For unauthenticated endpoints like /api/auth/login, rate limit by IP instead of user ID:
const ip =
req.headers.get('x-forwarded-for')?.split(',')[0]?.trim() ?? 'unknown';
const { allowed } = await checkRateLimit({
key: `login:ip:${ip}`,
limit: 10,
windowMs: 15 * 60 * 1000, // 15 minutes
});
On Vercel, x-forwarded-for is set by the edge network and contains the real client IP. On self-hosted infrastructure, only trust it when you control the upstream proxy.

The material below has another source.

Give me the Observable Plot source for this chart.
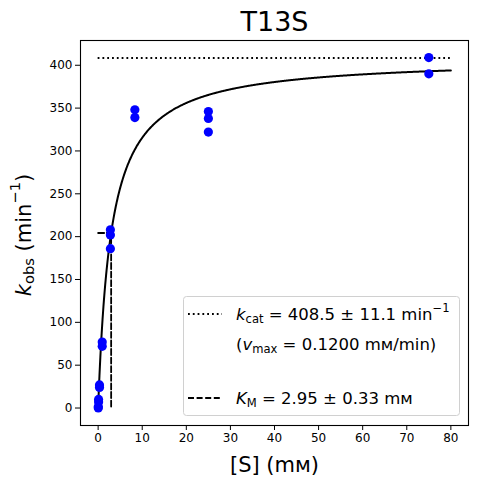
<!DOCTYPE html>
<html><head><meta charset="utf-8">
<script src="https://cdn.jsdelivr.net/npm/d3@7"></script>
<script src="https://cdn.jsdelivr.net/npm/@observablehq/plot@0.6"></script>
<style>body{margin:0;background:#fff} svg{font-family:"DejaVu Sans",sans-serif}</style>
</head><body><div id="chart"></div>
<script>
// measured data: substrate concentration [S] (mM) and observed rate k_obs (min^-1)
const substrate = [0.0343, 0.0343, 0.103, 0.103, 0.309, 0.309, 0.926, 0.926, 2.78, 2.78, 2.78, 8.33, 8.33, 25, 25, 25, 75, 75];
const kobs      = [0,      1.5,    7,     10,    24,    27,    72,    77,    186,  202,  208,  339,  348,  322, 338, 346, 390, 409];
// fit parameters
const kcat = 408.5, kcatErr = 11.1, KM = 2.95, KMErr = 0.33, vmax = 0.1200;
const xTicks = [0, 10, 20, 30, 40, 50, 60, 70, 80];
const yTicks = [0, 50, 100, 150, 200, 250, 300, 350, 400];
const title = "T13S";

const points = substrate.map((s, i) => ({s, k: kobs[i]}));
// Michaelis–Menten fit curve from the fitted parameters
const fitS = d3.range(0, 800.5, 1).map(i => i / 10);
const fit = fitS.map(s => ({s, k: kcat * s / (KM + s)}));
const kmGuide = [{s: 0, k: kcat / 2}, {s: KM, k: kcat / 2}, {s: KM, k: 0}];

const chart = Plot.plot({
  width: 477, height: 484,
  marginTop: 40, marginRight: 9, marginBottom: 59, marginLeft: 80,
  style: {fontFamily: "DejaVu Sans", fontSize: "11.5px", color: "#000", background: "#fff"},
  x: {domain: [-4, 84]},
  y: {domain: [-20.4, 428.9]},
  marks: [
    Plot.ruleY([kcat], {x1: 0, x2: 80, stroke: "#000", strokeWidth: 1.8, strokeDasharray: "1.8,3"}),
    Plot.line(kmGuide, {x: "s", y: "k", stroke: "#000", strokeWidth: 1.8, strokeDasharray: "6,2.6"}),
    Plot.line(fit, {x: "s", y: "k", stroke: "#000", strokeWidth: 2}),
    Plot.dot(points, {x: "s", y: "k", r: 4.6, fill: "#0000ff", stroke: "none"}),
    Plot.frame({stroke: "#000", strokeWidth: 1.1}),
    Plot.axisX({ticks: xTicks, tickSize: 5, tickPadding: 3, fontSize: 12, label: null}),
    Plot.axisY({ticks: yTicks, tickSize: 5, tickPadding: 3, fontSize: 12, label: null}),
    Plot.text([title], {frameAnchor: "top", lineAnchor: "middle", dy: -18, fontSize: 27, fill: "#000"}),
    Plot.text(["[S] (m\u1D0D)"], {frameAnchor: "bottom", lineAnchor: "middle", dy: 40, fontSize: 21, fill: "#000"})
  ]
});
document.getElementById("chart").appendChild(chart);

const svg = d3.select(chart);
function rich(g, x, y, parts, fs, anchor) {
  const t = g.append("text").attr("x", x).attr("y", y).attr("font-size", fs)
    .attr("fill", "#000").attr("text-anchor", anchor || "start").attr("dominant-baseline", "middle");
  let shift = 0;
  parts.forEach(p => {
    const sp = t.append("tspan").text(p.t);
    let target = 0, size = fs;
    if (p.s === "sub") { target = 0.22 * fs; size = 0.7 * fs; }
    if (p.s === "sup") { target = -0.42 * fs; size = 0.7 * fs; }
    sp.attr("dy", target - shift).attr("font-size", size);
    if (p.s === "i") sp.attr("font-style", "italic");
    shift = target;
  });
  return t;
}

// y-axis label
const yl = svg.append("g").attr("transform", "translate(25,235) rotate(-90)");
rich(yl, 0, 0, [{t: "k", s: "i"}, {t: "obs", s: "sub"}, {t: " (min"}, {t: "\u22121", s: "sup"}, {t: ")"}], 21, "middle");

// legend
const lg = svg.append("g");
lg.append("rect").attr("x", 183.5).attr("y", 296.5).attr("width", 276).attr("height", 119)
  .attr("rx", 3).attr("fill", "#fff").attr("fill-opacity", 0.8).attr("stroke", "#d0d0d0");
lg.append("line").attr("x1", 188).attr("x2", 222).attr("y1", 314).attr("y2", 314)
  .attr("stroke", "#000").attr("stroke-width", 1.8).attr("stroke-dasharray", "1.8,3");
lg.append("line").attr("x1", 188).attr("x2", 222).attr("y1", 398).attr("y2", 398)
  .attr("stroke", "#000").attr("stroke-width", 1.8).attr("stroke-dasharray", "6,2.6");
const fs = 16.5;
rich(lg, 236, 315, [{t: "k", s: "i"}, {t: "cat", s: "sub"}, {t: ` = ${kcat.toFixed(1)} \u00B1 ${kcatErr.toFixed(1)} min`}, {t: "\u22121", s: "sup"}], fs);
rich(lg, 236, 345, [{t: "("}, {t: "v", s: "i"}, {t: "max", s: "sub"}, {t: ` = ${vmax.toFixed(4)} m\u1D0D/min)`}], fs);
rich(lg, 236, 399, [{t: "K", s: "i"}, {t: "M", s: "sub"}, {t: ` = ${KM.toFixed(2)} \u00B1 ${KMErr.toFixed(2)} m\u1D0D`}], fs);
</script>
</body></html>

The inline delete prunes one window of stale rows on every request -- fine for low-traffic endpoints. For busy routes, move the cleanup to a cron job so it runs once per hour instead:
// app/api/cron/cleanup-rate-limits/route.ts
import { db } from '@/db/drizzle';
import { rateLimitTable } from '@/modules/rateLimit/rateLimit.schema';
import { lt } from 'drizzle-orm';
export async function GET() {
const cutoff = new Date(Date.now() - 24 * 60 * 60 * 1000);
await db.delete(rateLimitTable).where(lt(rateLimitTable.windowStart, cutoff));
return Response.json({ ok: true });
}
Then register it in vercel.json:
{
"crons": [{ "path": "/api/cron/cleanup-rate-limits", "schedule": "0 * * * *" }]
}
This pairs with the background jobs pattern from the cron post -- the same vercel.json block, same thin route handler structure.
Three pieces wire together into production-grade rate limiting: a rate_limits table with a composite primary key for shared state across serverless instances, a checkRateLimit helper that increments atomically with onConflictDoUpdate, and per-route config for the key prefix, limit, and window. Apply the user-keyed variant to AI and billing endpoints; apply the IP-keyed variant to login and registration. Both use the same helper -- only the key string changes.